D’autres facteurs contribuent à renforcer la rhétorique populiste : un capitalisme financier globalisé, qui affaiblit le pouvoir de décision des États souverains ; un marché mondialisé de la population active, qui rétrécit la possibilité de trouver un compromis social-démocrate entre capital et travail. Des éléments dont le populisme se saisit pour lier politique de redistribution sociale et protectionniste.

De surcroît, le phénomène du terrorisme, associé à l’extrémisme islamique, favorise une démarche sécuritaire de l’État au détriment des droits civils. Le nationalisme devient alors une condition essentielle de l’homogénéité culturelle et religieuse qu’il faut préserver des ennemis extérieurs.

Le populisme, à la fois comme mouvement et comme puissance intraétatique, est un parasite de la démocratie représentative, soit parce qu’il s’y oppose, soit parce qu’il veut la conquérir. Mais alors qu’une certaine rhétorique populiste est détectable dans presque tous les partis, le populisme a des caractéristiques reconnaissables. Bien ancré dans l’idéologie du peuple et la langue de la démocratie, il tend à donner vie aux gouvernements qui corrompent les règles démocratiques vers une majoritarisme extrême, souvent discriminatoire à l’égard des minorités.

Les dangers du populisme

Le populisme prospère dans des sociétés où les couches sociales inférieures sont systématiquement exclues et sous-représentées lors des élections tout en se sentant menacées par le contexte économique sans pouvoir se défendre.
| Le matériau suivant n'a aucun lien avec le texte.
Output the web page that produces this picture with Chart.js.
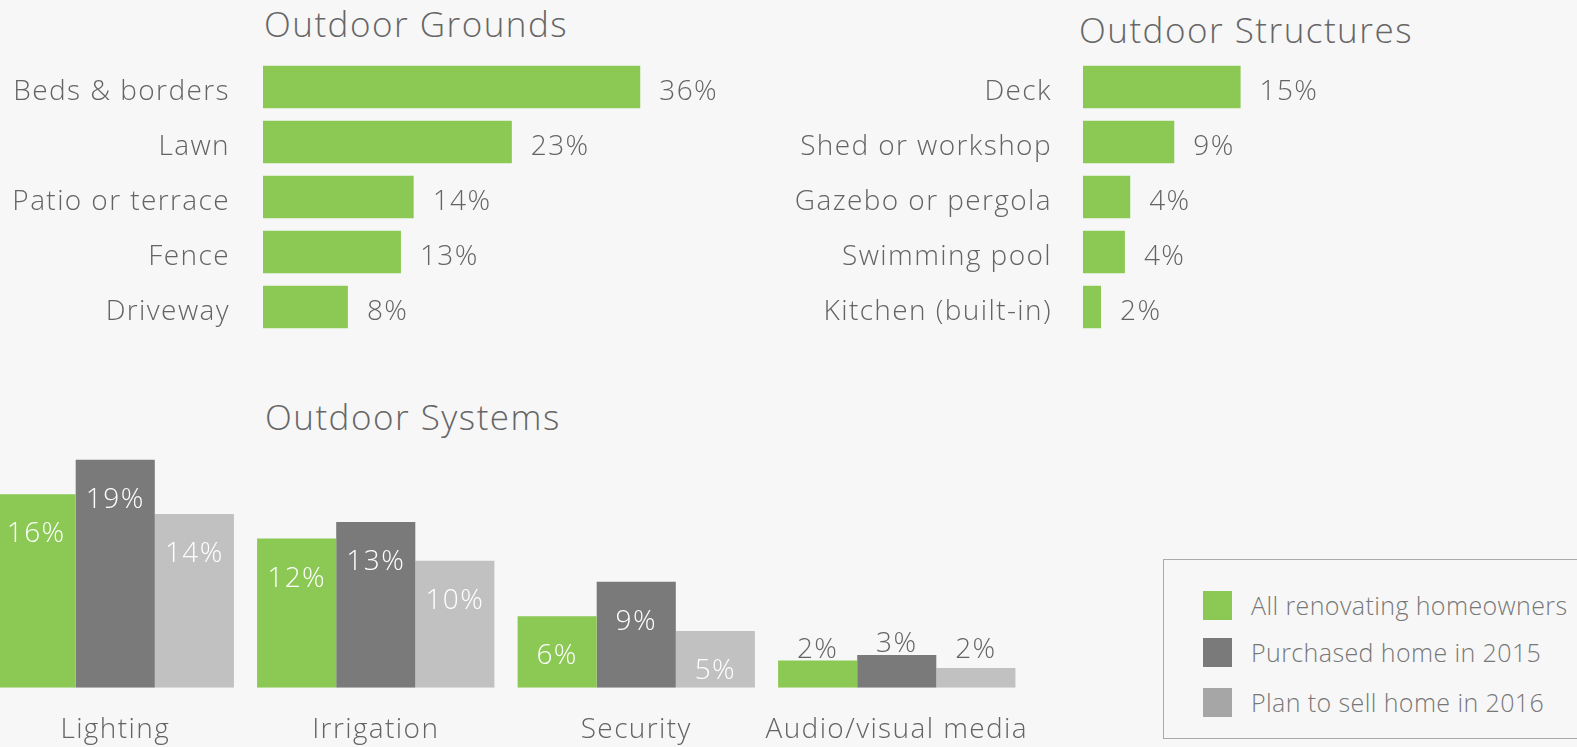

En outre, le discours populiste met en avant que la nation est dépossédée du « pouvoir de gouverner » et de sa souveraineté, par les marchés mondiaux ou des gouvernances supranationales comme l’Union européenne.

Mais, quelle que soit sa spécificité sociale et les contraintes qu’il rencontre, dès que le populisme est en capacité de gouverner, il conteste explicitement le bon fonctionnement des « droits civils » et le régime de responsabilité horizontale. Il accorde trop d’autorité à l’exécutif et au chef, aux dépens du législatif et du judiciaire. Bien que les dirigeants populistes promettent d’inclure les exclus et de renverser une oligarchie élue, une fois au pouvoir, ils finissent par attaquer les institutions de la démocratie libérale. Ils se saisissent des moyens de gouvernement, contrôlent et même répriment les mouvements sociaux et des oppositions, limitent les libertés civiles et entravent le pluralisme des médias.

Pour toutes ces raisons, et bien qu’il soit le symptôme d’un malaise réel, le populisme ne peut guère être un remède dans les sociétés démocratiques.